The metro Milwaukee housing market’s decline slowed last year and is expected to hit bottom this year, according to Brookfield-based Fiserv Inc.’s Case-Shiller Index.
According to the index: the metro Milwaukee housing market in the third quarter of 2010 had declined 10.9 percent since 2007, but had declined only 2.2 percent since 2009.
The metro area’s housing market is expected to dip just 0.7 percent next year, according to the index.
The Case-Shiller Index predicts that 75 percent of U.S. metro areas will have their housing markets will stabilize by the end of 2011. The other 25 percent are expected to become stable by the end of 2012.
In the third quarter of 2010, U.S. single-family home prices saw an average decrease of just 1.5 percent over the year-ago quarter, as a growing number of metro area housing markets begin to stabilize after five years of record home price declines, according to Fiserv.
Fiserv and Moody’s Analytics report that home prices have already leveled out in one out of four metro areas. Those markets include San Diego, Washington D.C. and San Francisco.
Some markets, including Milwaukee, Minneapolis, New York City and Portland, Ore., will stabilize by the end 2011.
The markets that are in the worst shape will not stabilize until the end of 2012. Those markets include: Miami, Phoenix and Las Vegas.
Even as metro markets stabilize, the Fiserv Case-Shiller data analysis indicates a slow recovery in home prices with many false starts, especially in markets with large amounts of foreclosed properties.
“Large supplies of foreclosed properties will continue to be the biggest downside risk for home prices and metro area housing markets,” said David Stiff, chief economist, Fiserv. “Foreclosure activity declined at the end of 2010, but sales activity of bank-owned homes increased.
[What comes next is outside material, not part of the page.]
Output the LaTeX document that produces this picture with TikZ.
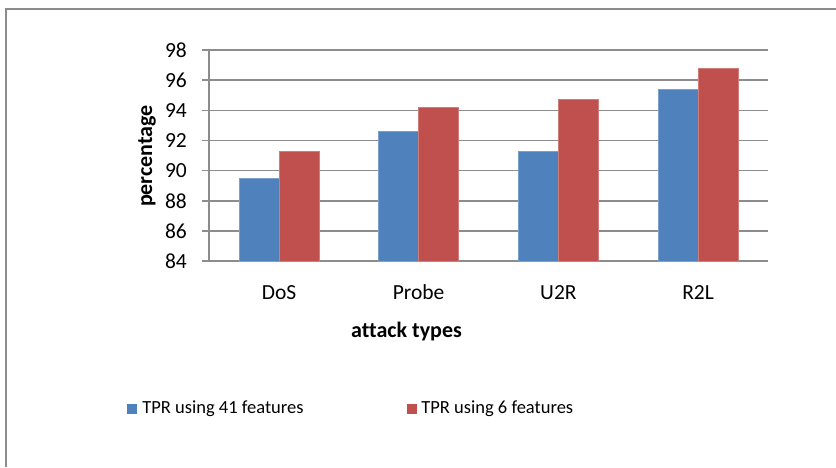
\documentclass[tikz,border=0pt]{standalone}
\usepackage{fontspec}
\setmainfont[Ligatures={NoCommon}]{Carlito}
\usetikzlibrary{positioning}

\definecolor{barblue}{HTML}{4F81BD}
\definecolor{barred}{HTML}{C0504D}
\definecolor{linegray}{HTML}{8C8C8C}

\begin{document}
\begin{tikzpicture}[x=1pt, y=1pt,
    gridline/.style={draw=linegray, line width=1.6pt},
    tprall/.style={fill=barblue, draw=barblue!75!white, line width=0.7pt},
    tprsix/.style={fill=barred, draw=barred!75!white, line width=0.7pt},
    ticklabel/.style={anchor=east, inner sep=0pt, font=\fontsize{21.5}{24}\selectfont},
    catlabel/.style={anchor=base, inner sep=0pt, font=\fontsize{21.5}{24}\selectfont},
    axistitle/.style={inner sep=0pt, font=\fontsize{22}{24}\selectfont\bfseries},
    legendtext/.style={anchor=west, inner sep=0pt, font=\fontsize{18.5}{22}\selectfont},
    legendkey/.style={minimum size=10pt, inner sep=0pt}
]
    \useasboundingbox (0,0) rectangle (836,467);

    % Outer frame
    \draw[gridline] (6,0) -- (6,458) -- (836,458);

    % Plot area: x in pixels from the value axis, y in percent
    \begin{scope}[x=1pt, y=15.07pt, shift={(209pt,-1059.9pt)}]
        % Gridlines and ticks
        \foreach \v in {84,86,...,98} {
            \draw[gridline] (-7,\v) -- (559,\v);
            \node[ticklabel] (tick\v) at (-22,\v) {\v};
        }

        % DoS
        \fill[tprall] (29.9,84) rectangle (69.9,89.5);
        \fill[tprsix] (69.9,84) rectangle (109.9,91.3);

        % Probe
        \fill[tprall] (169.6,84) rectangle (209.6,92.6);
        \fill[tprsix] (209.6,84) rectangle (249.6,94.2);

        % U2R
        \fill[tprall] (309.4,84) rectangle (349.4,91.3);
        \fill[tprsix] (349.4,84) rectangle (389.4,94.7);

        % R2L
        \fill[tprall] (449.1,84) rectangle (489.1,95.4);
        \fill[tprsix] (489.1,84) rectangle (529.1,96.8);

        % Value axis
        \draw[gridline] (0,84) -- (0,98);
    \end{scope}

    % Category labels
    \node[catlabel] (dos) at (279,168) {DoS};
    \node[catlabel] (probe) at (418.6,168) {Probe};
    \node[catlabel] (u2r) at (558.4,168) {U2R};
    \node[catlabel] (r2l) at (698.1,168) {R2L};

    % Axis titles
    \node[axistitle, anchor=base] (xtitle) at (406.5,130) {attack types};
    \node[axistitle, rotate=90] (ytitle) at (147,311) {percentage};

    % Legend
    \node[legendkey, fill=barblue] (key41) at (132,58) {};
    \node[legendtext, right=5pt of key41] (txt41) {TPR using 41 features};
    \node[legendkey, fill=barred] (key6) at (412,58) {};
    \node[legendtext, right=4pt of key6] (txt6) {TPR using 6 features};
\end{tikzpicture}
\end{document}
In bubble and crash markets, the uncertain timing and volume of bank liquidated properties will cause home prices to bounce around their lows for many years.”
Data from the Fiserv Case-Shiller showed that improved housing affordability is luring many buyers into the market, as the huge decline in home prices and low mortgage interest rates have reduced the cost of owning a home to pre-bubble levels. Other factors, however, are dampening demand.
“Since a significant number of households no longer have access to mortgage credit, improving affordability does not necessarily translate into sustained housing demand in every metro market,” said Stiff.